Principle:Astronomer Astronomer cosmos Dbt Invocation
| Knowledge Sources | |
|---|---|
| Domains | dbt_Execution, Invocation |
| Last Updated | 2026-02-07 17:00 GMT |
Overview
A dual-mode execution strategy for running data transformation commands and systematically capturing their structured output.
Description
Dbt Invocation encompasses the complete lifecycle of issuing a dbt command, managing the filesystem context it requires, and parsing the results it produces. The principle recognises that there are fundamentally two ways to invoke dbt from within an orchestration process, and it provides a clean abstraction over both.
Subprocess mode delegates execution to an external process through FullOutputSubprocessHook. This hook extends the standard Airflow subprocess mechanism to capture the entire stdout and stderr streams rather than discarding output once a buffer fills. The complete output is retained in memory so that downstream parsing logic can inspect every line. Subprocess mode is the safer default: it isolates dbt's Python runtime from Airflow's, avoiding dependency conflicts, and it mirrors the experience of running dbt from the command line.
Programmatic mode calls dbt's internal Python API directly through a dbtRunner wrapper. In this mode, no child process is created; instead, the dbt library is imported into the same interpreter and its invoke method is called with the desired command and flags. This yields lower latency and richer structured results (Python objects rather than text), but it requires that the dbt-core library and all adapter packages are installed in the Airflow environment.
Regardless of invocation mode, the output passes through a set of specialised parsers:
- Warnings parser -- extracts compiler and runtime warnings so they can be surfaced as Airflow task log annotations.
- Test results parser -- interprets pass, fail, warn, and error outcomes from dbt test and dbt build runs.
- Freshness parser -- reads source freshness check results and determines whether staleness thresholds have been breached.

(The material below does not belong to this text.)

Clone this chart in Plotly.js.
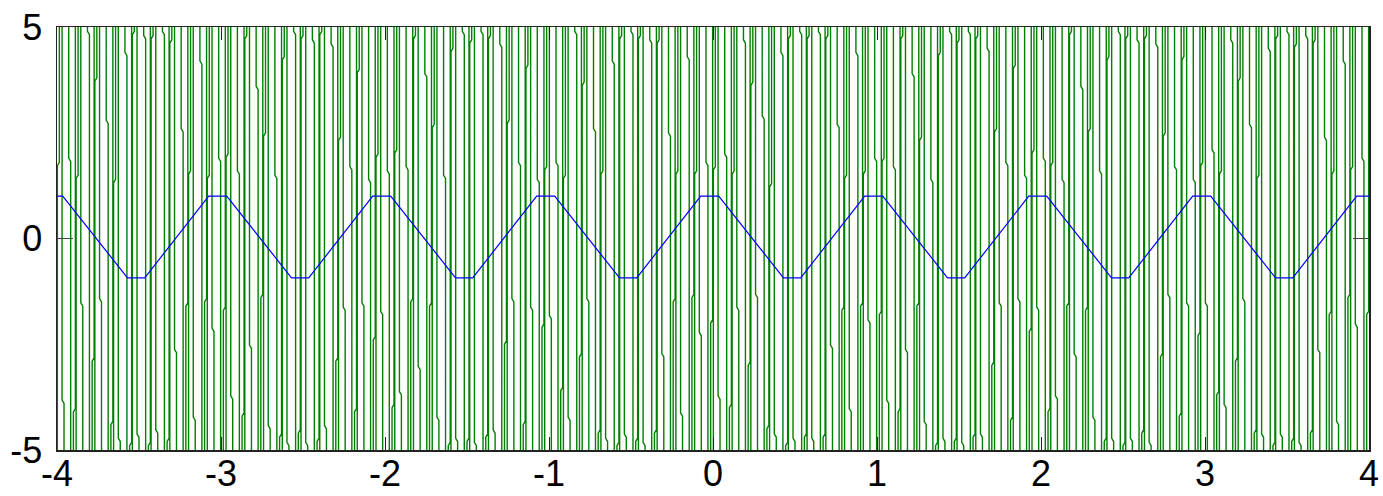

Before any command can execute, the project filesystem must be prepared. Dbt Project Utils handle this concern through several mechanisms: creating symlinks from the Airflow worker's scratch space to the canonical project directory, copying packages into a location writable by the worker, resolving the manifest file path, and providing Python context managers that set environment variables (such as DBT_PROFILES_DIR) for the duration of the run and clean up afterwards.
Usage
Use subprocess mode when dbt is installed separately from Airflow or when strict process isolation is required. Use programmatic mode when low-latency execution is critical and the dbt library already coexists in the Airflow Python environment. In both cases, rely on the output parsers to convert raw command results into structured data that Airflow tasks can act upon -- for example, failing a task when a freshness check exceeds its error threshold.
Theoretical Basis
The dual-mode design implements the Strategy pattern: a common invocation interface selects between subprocess and programmatic strategies at runtime based on configuration. The filesystem preparation logic applies the Template Method pattern, defining a fixed sequence of steps -- resolve project path, create symlinks, set environment, execute, tear down -- while allowing each step's implementation to vary.
Output parsing follows a Chain of Responsibility approach. Each parser examines the raw output for patterns it understands and extracts structured records, passing unrecognised lines through to the next parser. This makes it straightforward to add new parsers for future dbt output formats without modifying existing ones.